I just looked at the clock and technically I made my self imposed deadline. My hope was to get all of these analyses done before Free Practice started on Friday, and I made it with an hour to spare. Of course by the time its published this will probably be wrong, but that is the fast paced world of F1.

I hope at least one of you found some of this even slightly helpful. In truth I learned quite a few things in doing the research, and I hope I was able to convey those to you.

Future write ups are planned as post race summaries, and will be published in the week following. Thanks to everyone for reading.

6 responses to “#F1 Forensics: McLaren-Honda

  1. Excellent articles. Thanks. It must be very time consuming to research it all.
    It gives even more insight into the woeful state of affairs for Honda and Renault.

  2. Great series, gives a pretty good overall picture.

    I’d add something to the Honda vs Renault discussion the way I see things now after the 2×25 place grid penalty for McH. It looks like Renault have a particularly unreliable ICE, but everything else hasn’t really been pointed out for unreliability. Cyril declared after China they have a bad piston or something like that and it is introduced in ICE4; since then they seem fine, albeit not very fast. Honda on the other hand started in pre-season testing with MGUK seals, continued in Melbourne with ICE woes and especially MGUH failures (though it could be Turbo as well, I have doubts reports/reporters are as accurate as they should be); I keep remembering Button saying “I lost power” and he keeps crawling at a snail’s pace – for me this is Turbo/MGUH/CEH failure. My 2 cents: from now on Renault are likely to have more ICE changes and Honda will change complete PUs.
    A point from a previous article – if teams bought PUs individually it would be disastrous for at least 3 of them, but I think they rent the PUs (remember McLaren last year). As it is I don’t think it’s disastrous for PU suppliers either – it is bad, but how bad? On TV we’re shown each team has (or should have) 4 PUs per year – but on the dynos, for development, experimental bits, PU suppliers surely build quite a few more. 1 extra PU shipped to the track isn’t 25% more added cost, it’s quite a bit less.
    Imho for readability reasons the press oversimplifies things – it’s black or white because in 1000 words not much more can be said. I’m happy to see articles such as this one that starts reader’s neuron(s)

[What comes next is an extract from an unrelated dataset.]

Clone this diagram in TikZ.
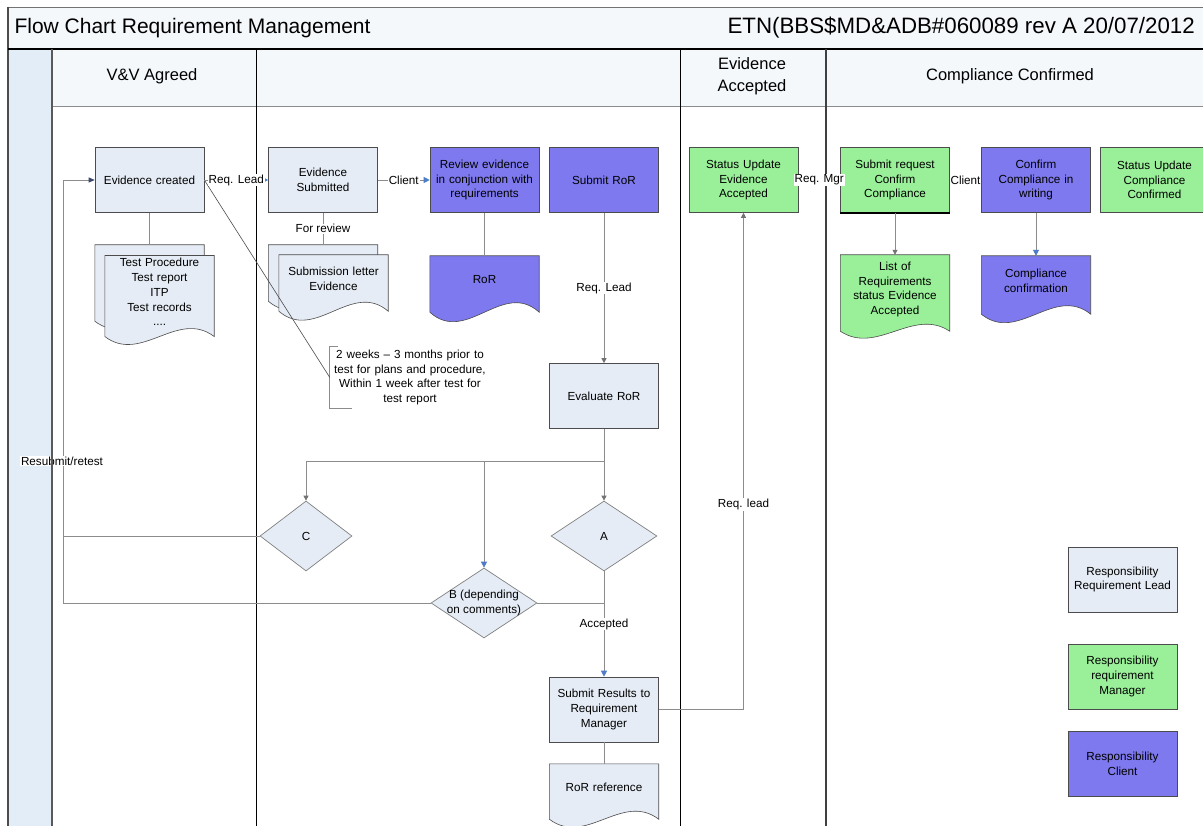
\documentclass[tikz,border=0pt]{standalone}
\usepackage{fontspec}
\setmainfont{Liberation Sans}
\usetikzlibrary{calc,shapes.geometric,arrows.meta}
\pgfdeclarelayer{lanes}
\pgfdeclarelayer{docs}
\pgfdeclarelayer{top}
\pgfsetlayers{lanes,docs,main,top}

\definecolor{pale}{RGB}{229,236,245}
\definecolor{client}{RGB}{126,121,238}
\definecolor{mgr}{RGB}{153,240,153}
\definecolor{pool}{RGB}{226,237,247}
\definecolor{conn}{RGB}{140,140,140}
\definecolor{tipblue}{RGB}{77,124,200}
\definecolor{navy}{RGB}{60,72,110}
\definecolor{hdr}{RGB}{245,248,251}

% document outline: rectangle with a wavy bottom edge, drawn around a node
% #1 node name, #2 fill colour, #3 wave depth (pt)
\newcommand{\docshape}[3]{%
  \draw[docline, fill=#2] (#1.north west) -- (#1.north east)
    -- ($(#1.south east)+(0pt,-#3pt)$)
    .. controls ($(#1.south east)+(-36.5pt,{2.46*#3pt})$)
       and ($(#1.south west)+(36.5pt,{-4.46*#3pt})$)
    .. ($(#1.south west)+(0pt,-#3pt)$) -- cycle;}

\begin{document}
\begin{tikzpicture}[x=1pt,y=-1pt,
  font=\fontsize{11.7}{14.8}\selectfont,
  box/.style={draw=black!70, line width=0.6pt, text width=104pt, inner sep=2.5pt,
    minimum height=65pt, align=center},
  leadbox/.style={box, fill=pale},
  mgrbox/.style={box, fill=mgr},
  clientbox/.style={box, fill=client},
  docnode/.style={text width=104pt, inner sep=2.5pt, align=center},
  docline/.style={draw=black!70, line width=0.6pt},
  decision/.style={shape=diamond, draw=black!50, line width=0.7pt, fill=pale,
    minimum width=106pt, minimum height=70pt, inner sep=0pt},
  conn/.style={draw=conn, line width=0.8pt},
  lbl/.style={fill=white, inner sep=1pt, text=black},
  garrow/.style={-{Triangle[length=5pt,width=5pt,color=black!55]}},
  barrow/.style={-{Triangle[length=6pt,width=6pt,color=tipblue]}},
  darrow/.style={-{Triangle[length=6pt,width=5pt,color=navy]}},
  lane/.style={draw=black, line width=1pt},
  hfont/.style={font=\fontsize{16.5}{22}\selectfont},
  tfont/.style={font=\fontsize{21}{25}\selectfont},
]
\useasboundingbox (0,0) rectangle (1203,826);
\clip (0,0) rectangle (1203,826);

% ---------- swimlane frame ----------
\begin{pgfonlayer}{lanes}
  \fill[white] (0,0) rectangle (1203,826);
  \fill[hdr] (8,7) rectangle (1203,106);
  \fill[pool] (8,49) rectangle (52,826);
  \draw[black!55, line width=0.8pt] (8,7) -- (1203,7);
  \draw[black!70, line width=1.4pt] (8,7) -- (8,826);
  \draw[black, line width=1.3pt] (8,49) -- (1203,49);
  \draw[black!45, line width=0.8pt] (52,106) -- (1203,106);
  \draw[lane] (256,49) -- (256,826);
  \draw[lane] (680,49) -- (680,826);
  \draw[lane, draw=black!75, line width=1.3pt] (826,49) -- (826,826);
\end{pgfonlayer}
\begin{pgfonlayer}{top}
  \draw[black!65, line width=1.3pt] (52,49) -- (52,826);
\end{pgfonlayer}

% ---------- titles ----------
\node[tfont, anchor=west] (title) at (11,28) {Flow Chart Requirement Management};
\node[font=\fontsize{22.3}{26}\selectfont, anchor=west] (docref) at (724,28) {ETN(BBS\$MD\&ADB\#060089 rev A 20/07/2012};
\node[hfont] (laneA) at (152,76) {V\&V Agreed};
\node[hfont, align=center] (laneC) at (752,76) {Evidence\\Accepted};
\node[hfont] (laneD) at (1010,76) {Compliance Confirmed};

% ---------- process boxes ----------
\node[leadbox] (ec) at (149.5,180) {Evidence created};
\node[leadbox] (es) at (323,180) {Evidence\\Submitted};
\node[clientbox] (rev) at (484.5,180) {Review evidence\\in conjunction with\\requirements};
\node[clientbox] (sror) at (604,180) {Submit RoR};
\node[leadbox] (evr) at (604,396) {Evaluate RoR};
\node[leadbox] (sr) at (604,709.5) {Submit Results to\\Requirement\\Manager};
\node[mgrbox] (suea) at (743.5,180) {Status Update\\Evidence\\Accepted};
\node[mgrbox] (srq) at (895,180) {Submit request\\Confirm\\Compliance};
\draw[black, line width=1.5pt] (srq.south west) -- (srq.south east);
\node[clientbox] (cc) at (1036,180) {Confirm\\Compliance in\\writing};
\node[mgrbox] (succ) at (1154.5,180) {Status Update\\Compliance\\Confirmed};

% ---------- documents ----------
\node[docnode, minimum height=68pt] (tpback) at (149.5,279) {};
\node[docnode, minimum height=68pt] (tp) at (159.5,292) {Test Procedure\\Test report\\ITP\\Test records\\....};
\node[docnode, minimum height=47pt] (slback) at (323,268.5) {};
\node[docnode, minimum height=47pt] (sl) at (333.5,278.5) {Submission letter\\Evidence};
\node[docnode, minimum height=46.5pt] (ror) at (484.5,279.25) {RoR};
\node[docnode, minimum height=69pt] (lor) at (895,289.5) {List of\\Requirements\\status Evidence\\Accepted};
\node[docnode, minimum height=49.5pt] (ccdoc) at (1036,280.75) {Compliance\\confirmation};
\node[docnode, minimum height=47pt] (rorref) at (604,787.5) {RoR reference};
\begin{pgfonlayer}{docs}
  \docshape{tpback}{pale}{8}
  \docshape{tp}{pale}{8}
  \docshape{slback}{pale}{9}
  \docshape{sl}{pale}{9}
  \docshape{ror}{client}{9.5}
  \docshape{lor}{mgr}{7}
  \docshape{ccdoc}{client}{8.5}
  \docshape{rorref}{pale}{8}
\end{pgfonlayer}

% ---------- decisions ----------
\node[decision, minimum width=92pt] (C) at (306,536) {};
\node (Ctext) at (C) {C};
\node[decision] (A) at (604,536) {};
\node (Atext) at (A) {A};
\node[decision] (B) at (484,603) {};
\node[align=center] (Btext) at (B) {B (depending\\on comments)};

% ---------- timing note ----------
\node[minimum width=160pt, minimum height=62pt, inner sep=0pt, text width=156pt, align=center]
  (note) at (410,377.5) {2 weeks – 3 months prior to\\test for plans and procedure,\\Within 1 week after test for\\test report};
\draw[black!45, line width=1.1pt] ($(note.north west)+(8pt,0pt)$) -- (note.north west)
  -- (note.south west) -- ($(note.south west)+(22pt,0pt)$);
\draw[black!70, line width=0.6pt] (ec.east) -- (note.west);

% ---------- legend ----------
\node[leadbox] (leg1) at (1122.5,579.5) {Responsibility\\Requirement Lead};
\node[mgrbox] (leg2) at (1122.5,676.5) {Responsibility\\requirement\\Manager};
\node[clientbox] (leg3) at (1122.5,764) {Responsibility\\Client};

% ---------- connectors ----------
\draw[conn, barrow] (ec) -- node[lbl] {Req. Lead} (es);
\draw[conn, barrow] (es) -- node[lbl] {Client} (rev);
\draw[conn] (ec.south) -- (tpback.north);
\draw[conn] (es.south) -- node[lbl] {For review} (slback.north);
\draw[conn] (rev.south) -- (ror.north);
\draw[conn, garrow] (sror.south) -- node[lbl] {Req. Lead} (evr.north);
\draw[conn, garrow] (evr.south) -- (A.north);
\coordinate (junc) at (evr.south |- 0,461);
\draw[conn, garrow] (junc) -| (C.north);
\draw[conn, barrow] (junc -| B.north) -- (B.north);
\draw[conn, barrow] (A.south) -- node[lbl] {Accepted} (sr.north);
\draw[conn] (B.east) -- (B.east -| A.south);
\coordinate (loop) at (63,180);
\draw[conn, darrow] (C.west) -- (C.west -| loop) -- (loop) -- (ec.west);
\draw[conn] (B.west) -- (B.west -| loop) -- (C.west -| loop);
\node[lbl] (resub) at (62,461) {Resubmit/retest};
\draw[conn] (sr.south) -- (rorref.north);
\draw[conn, garrow] (sr.east) -| node[lbl, pos=0.706] {Req. lead} (suea.south);
\draw[conn] (suea) -- node[lbl] {Req. Mgr} (srq);
\draw[conn] (srq) -- node[lbl] {Client} (cc);
\draw[conn, garrow] (srq.south) -- (lor.north);
\draw[conn, barrow] (cc.south) -- (ccdoc.north);
\end{tikzpicture}
\end{document}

  3. It’s time they lose one of the old timers and bring vandoorne in. The boy is dominating gp2 like none has before.

    • @bruznic

      Vandoorne will have the exact same difficulties that Magnussen, Bottas, Ricciardo, JEV and countless others after the 2008-2009 testing bans have had: there is a significant break-in period in F1 for rookies, however talented they’ve shown to be in lower formulae. It takes at least two years, but better make it three, for rookies to get to a performance level (speed & consistency) comparable to old-timers. Stick Vandoorne next to Button or Alonso, and he may suffer the same twitchy start to F1 as Magnussen did…

      • I know. Just want to see him in f1. And of the car is as shit as it is now he’ll have a period of adjusting without all the stress, if neither button or Alonso perform better as him (due to the car) nobody will ask questions.

  4. F1becoming more irrelevant. Honda are trying to catch up and not destroy their reputation. What’s F1 going to do if Renault withdraws. No new manufacture’s are going to cue up to be humiliated.Racing to prove new technology /endurance not advertising and noise!